# Stored records
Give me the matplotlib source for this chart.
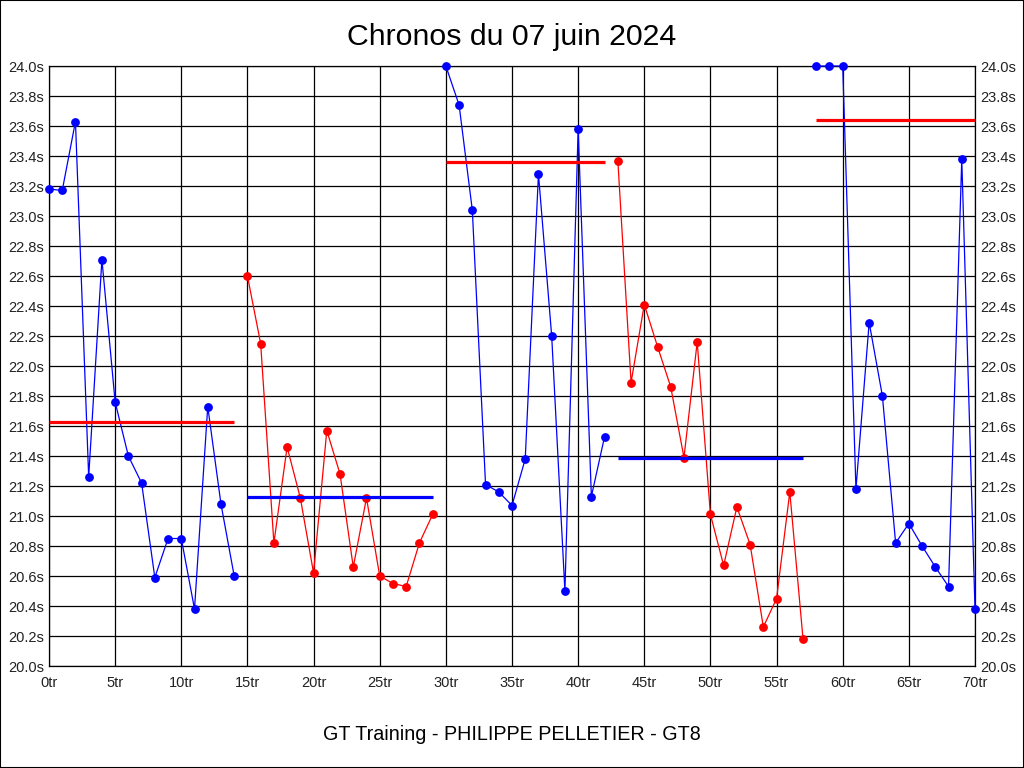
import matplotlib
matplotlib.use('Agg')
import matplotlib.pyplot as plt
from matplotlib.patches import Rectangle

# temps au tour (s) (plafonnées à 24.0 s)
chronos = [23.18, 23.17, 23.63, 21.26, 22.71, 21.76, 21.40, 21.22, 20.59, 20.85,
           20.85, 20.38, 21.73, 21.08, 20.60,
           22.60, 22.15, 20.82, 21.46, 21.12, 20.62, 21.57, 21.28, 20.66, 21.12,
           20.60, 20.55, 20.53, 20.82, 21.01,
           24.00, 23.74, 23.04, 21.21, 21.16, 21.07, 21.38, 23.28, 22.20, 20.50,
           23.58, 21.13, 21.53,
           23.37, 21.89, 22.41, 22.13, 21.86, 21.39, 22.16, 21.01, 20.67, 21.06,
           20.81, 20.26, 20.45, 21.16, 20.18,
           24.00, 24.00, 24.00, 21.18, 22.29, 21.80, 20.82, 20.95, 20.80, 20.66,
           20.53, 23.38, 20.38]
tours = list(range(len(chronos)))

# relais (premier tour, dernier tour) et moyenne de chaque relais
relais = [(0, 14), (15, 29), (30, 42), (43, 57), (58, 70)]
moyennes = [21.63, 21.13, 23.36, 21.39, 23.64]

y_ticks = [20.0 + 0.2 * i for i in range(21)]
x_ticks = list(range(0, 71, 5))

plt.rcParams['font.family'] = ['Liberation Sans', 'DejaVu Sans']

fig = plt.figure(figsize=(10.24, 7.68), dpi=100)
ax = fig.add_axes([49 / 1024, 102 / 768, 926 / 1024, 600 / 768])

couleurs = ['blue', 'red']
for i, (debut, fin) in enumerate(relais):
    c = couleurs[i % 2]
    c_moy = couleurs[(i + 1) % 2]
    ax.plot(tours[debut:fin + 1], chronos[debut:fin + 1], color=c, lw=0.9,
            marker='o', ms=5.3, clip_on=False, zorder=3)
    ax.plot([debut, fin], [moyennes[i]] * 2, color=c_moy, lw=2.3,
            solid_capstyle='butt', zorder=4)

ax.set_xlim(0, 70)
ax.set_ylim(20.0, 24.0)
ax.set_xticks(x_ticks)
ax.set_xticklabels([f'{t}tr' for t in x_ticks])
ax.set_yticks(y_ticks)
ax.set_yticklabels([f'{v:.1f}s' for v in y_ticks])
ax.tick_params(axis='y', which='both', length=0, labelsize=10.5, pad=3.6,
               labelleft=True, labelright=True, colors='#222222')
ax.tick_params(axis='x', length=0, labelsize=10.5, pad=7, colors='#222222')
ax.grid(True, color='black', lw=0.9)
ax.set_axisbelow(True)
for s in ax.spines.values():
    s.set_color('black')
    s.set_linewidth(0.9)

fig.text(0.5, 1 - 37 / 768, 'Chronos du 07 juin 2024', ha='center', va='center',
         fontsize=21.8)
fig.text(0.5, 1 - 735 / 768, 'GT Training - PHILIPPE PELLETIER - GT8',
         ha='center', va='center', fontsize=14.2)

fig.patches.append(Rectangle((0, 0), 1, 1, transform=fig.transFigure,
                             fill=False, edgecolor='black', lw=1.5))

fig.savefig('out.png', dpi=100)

---

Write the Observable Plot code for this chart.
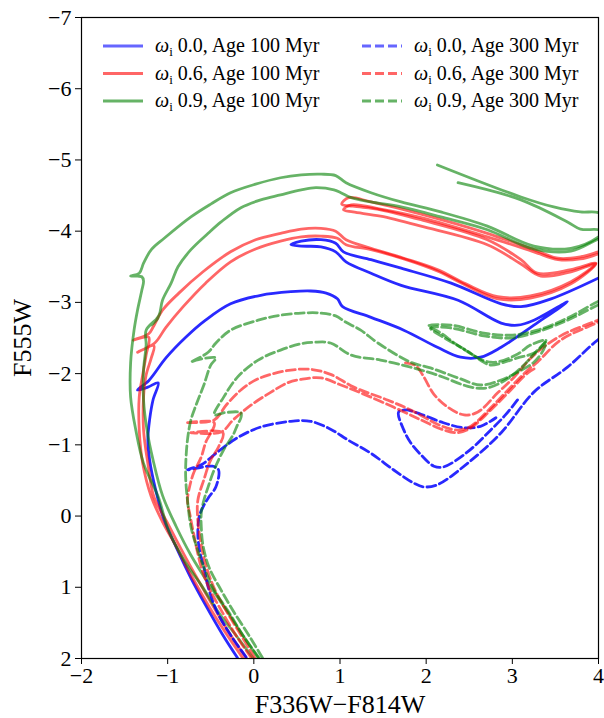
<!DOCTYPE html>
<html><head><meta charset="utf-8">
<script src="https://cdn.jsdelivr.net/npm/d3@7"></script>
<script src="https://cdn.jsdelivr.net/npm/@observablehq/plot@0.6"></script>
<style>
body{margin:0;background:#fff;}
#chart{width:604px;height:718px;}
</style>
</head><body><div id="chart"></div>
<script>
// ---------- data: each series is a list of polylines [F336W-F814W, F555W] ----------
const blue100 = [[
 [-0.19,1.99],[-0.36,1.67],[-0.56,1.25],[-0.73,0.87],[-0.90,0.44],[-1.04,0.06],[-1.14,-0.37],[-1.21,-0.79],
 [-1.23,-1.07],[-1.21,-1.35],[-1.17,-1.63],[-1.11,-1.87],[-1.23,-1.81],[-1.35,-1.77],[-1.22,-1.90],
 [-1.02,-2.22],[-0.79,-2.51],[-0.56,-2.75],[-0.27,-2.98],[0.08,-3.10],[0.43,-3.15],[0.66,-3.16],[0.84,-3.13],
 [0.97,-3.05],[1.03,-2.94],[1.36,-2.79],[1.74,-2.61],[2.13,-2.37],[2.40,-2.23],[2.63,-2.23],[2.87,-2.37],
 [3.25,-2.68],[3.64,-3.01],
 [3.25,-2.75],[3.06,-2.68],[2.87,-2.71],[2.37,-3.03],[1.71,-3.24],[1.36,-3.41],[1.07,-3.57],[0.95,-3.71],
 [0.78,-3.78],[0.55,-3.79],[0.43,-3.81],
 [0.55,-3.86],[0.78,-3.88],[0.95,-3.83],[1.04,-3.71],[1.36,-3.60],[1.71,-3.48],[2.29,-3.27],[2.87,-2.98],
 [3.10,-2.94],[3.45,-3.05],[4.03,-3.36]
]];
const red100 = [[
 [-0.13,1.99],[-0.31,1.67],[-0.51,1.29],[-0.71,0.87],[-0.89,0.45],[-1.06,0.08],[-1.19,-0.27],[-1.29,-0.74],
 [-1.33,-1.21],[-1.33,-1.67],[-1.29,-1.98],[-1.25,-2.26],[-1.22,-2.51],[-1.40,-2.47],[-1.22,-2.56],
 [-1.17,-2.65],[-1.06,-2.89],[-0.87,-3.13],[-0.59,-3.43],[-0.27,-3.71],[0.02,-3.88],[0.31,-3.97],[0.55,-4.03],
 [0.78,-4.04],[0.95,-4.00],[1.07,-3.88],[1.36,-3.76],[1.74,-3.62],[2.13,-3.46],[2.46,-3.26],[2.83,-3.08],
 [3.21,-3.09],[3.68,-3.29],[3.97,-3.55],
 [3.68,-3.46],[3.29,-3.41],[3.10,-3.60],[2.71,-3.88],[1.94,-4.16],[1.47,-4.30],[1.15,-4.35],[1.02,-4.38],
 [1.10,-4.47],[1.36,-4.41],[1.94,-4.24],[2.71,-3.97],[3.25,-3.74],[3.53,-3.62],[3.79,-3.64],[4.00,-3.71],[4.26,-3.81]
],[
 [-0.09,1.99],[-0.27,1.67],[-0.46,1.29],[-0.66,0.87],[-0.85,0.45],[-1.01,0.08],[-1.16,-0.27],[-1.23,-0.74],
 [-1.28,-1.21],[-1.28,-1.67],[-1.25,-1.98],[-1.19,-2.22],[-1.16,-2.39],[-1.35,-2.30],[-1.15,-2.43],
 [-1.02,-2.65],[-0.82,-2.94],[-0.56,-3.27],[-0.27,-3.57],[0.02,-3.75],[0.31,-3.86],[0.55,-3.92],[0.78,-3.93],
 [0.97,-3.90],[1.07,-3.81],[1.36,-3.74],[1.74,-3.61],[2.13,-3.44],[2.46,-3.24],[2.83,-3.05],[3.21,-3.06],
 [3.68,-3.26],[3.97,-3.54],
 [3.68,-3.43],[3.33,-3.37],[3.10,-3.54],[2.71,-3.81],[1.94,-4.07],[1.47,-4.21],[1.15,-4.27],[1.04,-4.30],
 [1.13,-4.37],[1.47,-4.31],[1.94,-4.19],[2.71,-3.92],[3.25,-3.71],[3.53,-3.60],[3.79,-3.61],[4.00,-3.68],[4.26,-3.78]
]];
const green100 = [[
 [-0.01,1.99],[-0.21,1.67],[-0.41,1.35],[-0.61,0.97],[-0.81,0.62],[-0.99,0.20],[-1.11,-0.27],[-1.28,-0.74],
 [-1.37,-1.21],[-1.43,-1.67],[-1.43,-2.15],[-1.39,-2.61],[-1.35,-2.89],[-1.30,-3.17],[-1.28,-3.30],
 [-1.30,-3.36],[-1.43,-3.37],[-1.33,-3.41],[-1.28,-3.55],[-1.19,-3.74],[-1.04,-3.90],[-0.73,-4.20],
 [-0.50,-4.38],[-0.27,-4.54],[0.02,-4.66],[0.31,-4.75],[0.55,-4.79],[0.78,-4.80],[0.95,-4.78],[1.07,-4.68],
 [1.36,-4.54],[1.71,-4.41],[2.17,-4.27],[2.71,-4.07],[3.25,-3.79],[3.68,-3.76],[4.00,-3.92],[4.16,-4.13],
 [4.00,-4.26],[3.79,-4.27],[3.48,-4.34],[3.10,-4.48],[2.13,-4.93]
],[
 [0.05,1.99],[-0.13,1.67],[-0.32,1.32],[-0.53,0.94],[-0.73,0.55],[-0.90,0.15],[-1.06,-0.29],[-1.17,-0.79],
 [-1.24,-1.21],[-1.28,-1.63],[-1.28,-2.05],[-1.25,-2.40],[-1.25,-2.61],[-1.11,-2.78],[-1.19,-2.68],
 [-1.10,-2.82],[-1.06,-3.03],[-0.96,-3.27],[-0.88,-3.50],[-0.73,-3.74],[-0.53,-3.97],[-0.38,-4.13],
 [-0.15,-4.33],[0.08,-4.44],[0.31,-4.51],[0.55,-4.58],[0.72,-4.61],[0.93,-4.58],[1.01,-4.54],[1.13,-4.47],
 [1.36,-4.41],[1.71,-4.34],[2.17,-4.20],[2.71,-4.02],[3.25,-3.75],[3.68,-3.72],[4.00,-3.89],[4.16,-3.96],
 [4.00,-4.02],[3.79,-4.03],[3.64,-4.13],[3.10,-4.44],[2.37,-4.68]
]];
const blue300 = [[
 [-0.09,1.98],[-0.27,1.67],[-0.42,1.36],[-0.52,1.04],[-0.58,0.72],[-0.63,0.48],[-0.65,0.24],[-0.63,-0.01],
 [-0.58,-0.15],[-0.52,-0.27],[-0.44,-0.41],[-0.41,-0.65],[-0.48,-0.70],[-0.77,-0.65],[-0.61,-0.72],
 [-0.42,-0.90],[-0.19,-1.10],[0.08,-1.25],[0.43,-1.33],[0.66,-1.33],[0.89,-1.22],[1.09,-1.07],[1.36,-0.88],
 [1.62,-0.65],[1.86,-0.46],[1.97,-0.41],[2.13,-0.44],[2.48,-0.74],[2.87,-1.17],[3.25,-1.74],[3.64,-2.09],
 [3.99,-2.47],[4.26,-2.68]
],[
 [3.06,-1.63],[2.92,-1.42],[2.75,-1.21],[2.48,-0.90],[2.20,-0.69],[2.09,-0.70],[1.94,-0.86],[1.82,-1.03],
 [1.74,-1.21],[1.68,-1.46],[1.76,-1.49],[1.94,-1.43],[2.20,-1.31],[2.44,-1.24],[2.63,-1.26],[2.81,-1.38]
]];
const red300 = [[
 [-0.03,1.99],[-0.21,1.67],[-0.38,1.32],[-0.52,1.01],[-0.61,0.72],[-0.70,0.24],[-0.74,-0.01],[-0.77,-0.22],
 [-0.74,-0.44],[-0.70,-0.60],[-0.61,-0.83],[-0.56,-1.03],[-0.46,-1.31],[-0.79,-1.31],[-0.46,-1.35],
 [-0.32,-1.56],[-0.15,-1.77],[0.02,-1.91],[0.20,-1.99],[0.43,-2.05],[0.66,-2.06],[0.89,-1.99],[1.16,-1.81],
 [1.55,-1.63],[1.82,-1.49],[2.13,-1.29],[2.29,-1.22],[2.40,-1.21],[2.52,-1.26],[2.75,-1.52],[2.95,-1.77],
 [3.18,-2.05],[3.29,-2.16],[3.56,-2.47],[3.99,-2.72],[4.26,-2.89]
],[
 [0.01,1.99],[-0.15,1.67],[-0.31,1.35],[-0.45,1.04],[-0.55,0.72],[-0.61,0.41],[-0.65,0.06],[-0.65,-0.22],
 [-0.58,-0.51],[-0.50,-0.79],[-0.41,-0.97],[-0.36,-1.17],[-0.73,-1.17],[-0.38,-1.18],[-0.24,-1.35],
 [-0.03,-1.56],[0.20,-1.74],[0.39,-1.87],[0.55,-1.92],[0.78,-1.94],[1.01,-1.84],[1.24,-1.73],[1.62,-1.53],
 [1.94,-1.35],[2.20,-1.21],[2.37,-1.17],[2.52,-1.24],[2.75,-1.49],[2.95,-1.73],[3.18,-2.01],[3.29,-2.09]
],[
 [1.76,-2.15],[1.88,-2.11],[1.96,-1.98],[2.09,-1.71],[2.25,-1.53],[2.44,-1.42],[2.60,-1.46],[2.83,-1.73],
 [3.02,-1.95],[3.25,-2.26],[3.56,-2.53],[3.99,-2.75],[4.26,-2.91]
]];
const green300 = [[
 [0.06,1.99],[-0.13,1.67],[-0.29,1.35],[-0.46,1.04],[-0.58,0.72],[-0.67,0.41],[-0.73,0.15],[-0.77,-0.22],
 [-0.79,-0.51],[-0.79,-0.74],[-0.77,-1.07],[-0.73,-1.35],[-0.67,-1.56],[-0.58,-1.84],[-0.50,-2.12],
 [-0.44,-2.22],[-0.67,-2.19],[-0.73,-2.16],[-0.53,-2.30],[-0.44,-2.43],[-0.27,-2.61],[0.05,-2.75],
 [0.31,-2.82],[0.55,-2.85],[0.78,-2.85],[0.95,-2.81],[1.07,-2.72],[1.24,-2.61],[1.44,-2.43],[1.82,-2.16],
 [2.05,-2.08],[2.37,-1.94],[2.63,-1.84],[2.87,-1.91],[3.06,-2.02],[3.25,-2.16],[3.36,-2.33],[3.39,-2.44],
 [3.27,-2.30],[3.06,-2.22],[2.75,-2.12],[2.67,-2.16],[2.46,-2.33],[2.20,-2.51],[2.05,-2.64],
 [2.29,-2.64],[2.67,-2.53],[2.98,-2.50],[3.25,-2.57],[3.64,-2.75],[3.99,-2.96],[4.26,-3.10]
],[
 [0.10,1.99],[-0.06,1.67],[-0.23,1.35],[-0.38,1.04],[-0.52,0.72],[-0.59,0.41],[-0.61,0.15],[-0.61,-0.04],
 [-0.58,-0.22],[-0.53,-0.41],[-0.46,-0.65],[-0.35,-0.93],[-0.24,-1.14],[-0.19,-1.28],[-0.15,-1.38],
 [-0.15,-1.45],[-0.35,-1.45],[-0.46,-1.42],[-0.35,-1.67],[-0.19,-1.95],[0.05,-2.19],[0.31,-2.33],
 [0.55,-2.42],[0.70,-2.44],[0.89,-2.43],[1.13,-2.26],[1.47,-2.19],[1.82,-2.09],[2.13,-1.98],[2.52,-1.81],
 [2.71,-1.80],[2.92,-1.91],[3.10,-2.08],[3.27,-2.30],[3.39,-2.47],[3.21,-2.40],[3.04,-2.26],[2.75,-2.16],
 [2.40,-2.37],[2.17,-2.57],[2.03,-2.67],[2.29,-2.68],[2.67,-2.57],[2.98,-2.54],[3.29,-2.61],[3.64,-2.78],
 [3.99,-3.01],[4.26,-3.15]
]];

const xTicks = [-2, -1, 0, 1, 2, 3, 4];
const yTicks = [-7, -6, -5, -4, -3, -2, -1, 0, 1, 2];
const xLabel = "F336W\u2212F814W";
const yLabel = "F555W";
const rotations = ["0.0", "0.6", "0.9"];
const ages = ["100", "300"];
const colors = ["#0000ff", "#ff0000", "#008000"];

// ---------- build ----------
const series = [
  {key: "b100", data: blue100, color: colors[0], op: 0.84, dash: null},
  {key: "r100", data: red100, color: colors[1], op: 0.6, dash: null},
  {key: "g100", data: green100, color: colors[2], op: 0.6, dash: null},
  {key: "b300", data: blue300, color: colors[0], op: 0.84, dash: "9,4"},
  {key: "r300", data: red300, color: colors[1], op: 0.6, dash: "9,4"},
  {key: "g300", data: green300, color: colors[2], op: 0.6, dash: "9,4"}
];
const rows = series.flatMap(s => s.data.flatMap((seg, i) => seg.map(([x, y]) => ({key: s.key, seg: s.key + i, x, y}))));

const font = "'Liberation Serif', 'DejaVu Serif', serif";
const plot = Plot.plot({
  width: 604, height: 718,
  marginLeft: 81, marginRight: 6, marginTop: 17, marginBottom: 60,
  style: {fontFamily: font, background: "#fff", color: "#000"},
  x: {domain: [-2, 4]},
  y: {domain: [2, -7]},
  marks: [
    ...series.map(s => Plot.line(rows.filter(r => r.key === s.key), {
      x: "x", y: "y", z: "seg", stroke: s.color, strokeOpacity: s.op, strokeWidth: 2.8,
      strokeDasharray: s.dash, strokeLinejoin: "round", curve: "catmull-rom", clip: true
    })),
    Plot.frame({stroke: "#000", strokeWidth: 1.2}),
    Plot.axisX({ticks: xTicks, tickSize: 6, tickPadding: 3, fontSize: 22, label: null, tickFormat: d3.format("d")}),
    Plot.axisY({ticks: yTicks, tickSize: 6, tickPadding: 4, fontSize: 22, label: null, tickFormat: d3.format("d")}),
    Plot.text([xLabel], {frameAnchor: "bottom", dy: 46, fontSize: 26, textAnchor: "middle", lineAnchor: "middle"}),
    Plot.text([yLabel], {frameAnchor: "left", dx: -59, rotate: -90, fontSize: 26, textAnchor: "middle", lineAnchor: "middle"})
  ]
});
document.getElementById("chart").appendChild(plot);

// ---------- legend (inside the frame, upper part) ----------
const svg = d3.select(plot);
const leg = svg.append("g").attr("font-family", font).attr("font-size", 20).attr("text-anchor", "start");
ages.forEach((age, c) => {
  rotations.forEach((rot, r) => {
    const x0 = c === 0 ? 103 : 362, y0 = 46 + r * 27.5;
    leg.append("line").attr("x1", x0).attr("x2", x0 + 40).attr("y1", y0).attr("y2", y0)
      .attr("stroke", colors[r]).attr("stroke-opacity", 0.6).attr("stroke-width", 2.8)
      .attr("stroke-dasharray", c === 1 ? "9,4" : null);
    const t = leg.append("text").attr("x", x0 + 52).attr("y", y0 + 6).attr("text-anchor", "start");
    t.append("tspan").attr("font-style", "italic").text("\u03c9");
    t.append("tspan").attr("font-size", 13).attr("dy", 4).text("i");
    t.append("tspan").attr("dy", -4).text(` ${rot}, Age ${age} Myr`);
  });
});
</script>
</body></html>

==

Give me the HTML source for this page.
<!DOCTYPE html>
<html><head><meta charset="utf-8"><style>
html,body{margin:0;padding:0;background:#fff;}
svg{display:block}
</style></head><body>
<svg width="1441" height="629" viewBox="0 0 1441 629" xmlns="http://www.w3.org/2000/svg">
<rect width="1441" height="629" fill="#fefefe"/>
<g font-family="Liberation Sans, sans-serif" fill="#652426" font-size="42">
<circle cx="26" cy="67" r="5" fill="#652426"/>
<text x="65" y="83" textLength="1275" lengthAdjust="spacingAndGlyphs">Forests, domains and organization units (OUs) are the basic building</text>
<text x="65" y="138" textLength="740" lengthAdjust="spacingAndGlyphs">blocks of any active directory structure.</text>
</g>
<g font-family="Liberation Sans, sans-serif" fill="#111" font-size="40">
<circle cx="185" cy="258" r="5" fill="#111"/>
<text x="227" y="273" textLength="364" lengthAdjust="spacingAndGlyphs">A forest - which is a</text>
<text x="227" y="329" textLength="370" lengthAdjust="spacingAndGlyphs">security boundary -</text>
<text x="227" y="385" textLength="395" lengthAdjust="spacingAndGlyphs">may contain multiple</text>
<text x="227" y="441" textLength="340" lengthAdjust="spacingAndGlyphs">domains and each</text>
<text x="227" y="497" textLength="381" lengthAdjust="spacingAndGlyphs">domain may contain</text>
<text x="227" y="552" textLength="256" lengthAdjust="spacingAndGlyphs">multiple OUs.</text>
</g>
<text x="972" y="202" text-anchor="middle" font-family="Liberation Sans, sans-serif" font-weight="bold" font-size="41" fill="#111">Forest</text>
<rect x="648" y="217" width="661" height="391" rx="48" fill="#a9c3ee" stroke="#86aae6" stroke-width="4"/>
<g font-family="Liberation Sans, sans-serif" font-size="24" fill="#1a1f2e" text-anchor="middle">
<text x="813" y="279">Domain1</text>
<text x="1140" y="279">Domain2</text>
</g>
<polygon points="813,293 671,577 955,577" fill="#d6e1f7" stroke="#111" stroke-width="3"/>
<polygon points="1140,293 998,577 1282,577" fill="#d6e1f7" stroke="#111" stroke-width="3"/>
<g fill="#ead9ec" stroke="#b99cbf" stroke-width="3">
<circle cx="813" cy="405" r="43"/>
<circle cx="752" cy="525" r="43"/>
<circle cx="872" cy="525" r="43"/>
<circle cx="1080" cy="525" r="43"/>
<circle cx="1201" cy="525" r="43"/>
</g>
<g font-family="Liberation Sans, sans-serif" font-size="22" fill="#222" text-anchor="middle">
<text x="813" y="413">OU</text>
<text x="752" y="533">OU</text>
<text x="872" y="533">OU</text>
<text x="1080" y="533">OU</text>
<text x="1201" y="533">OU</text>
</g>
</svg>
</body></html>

# What this task involves
Leave the pictures out and copy exactly the lines from the one with "Give me the matplotlib source for this chart." to the one with "from matplotlib.patches import Rectangle", both included.

# Task response
Give me the matplotlib source for this chart.
import matplotlib
matplotlib.use('Agg')
import matplotlib.pyplot as plt
from matplotlib.patches import Rectangle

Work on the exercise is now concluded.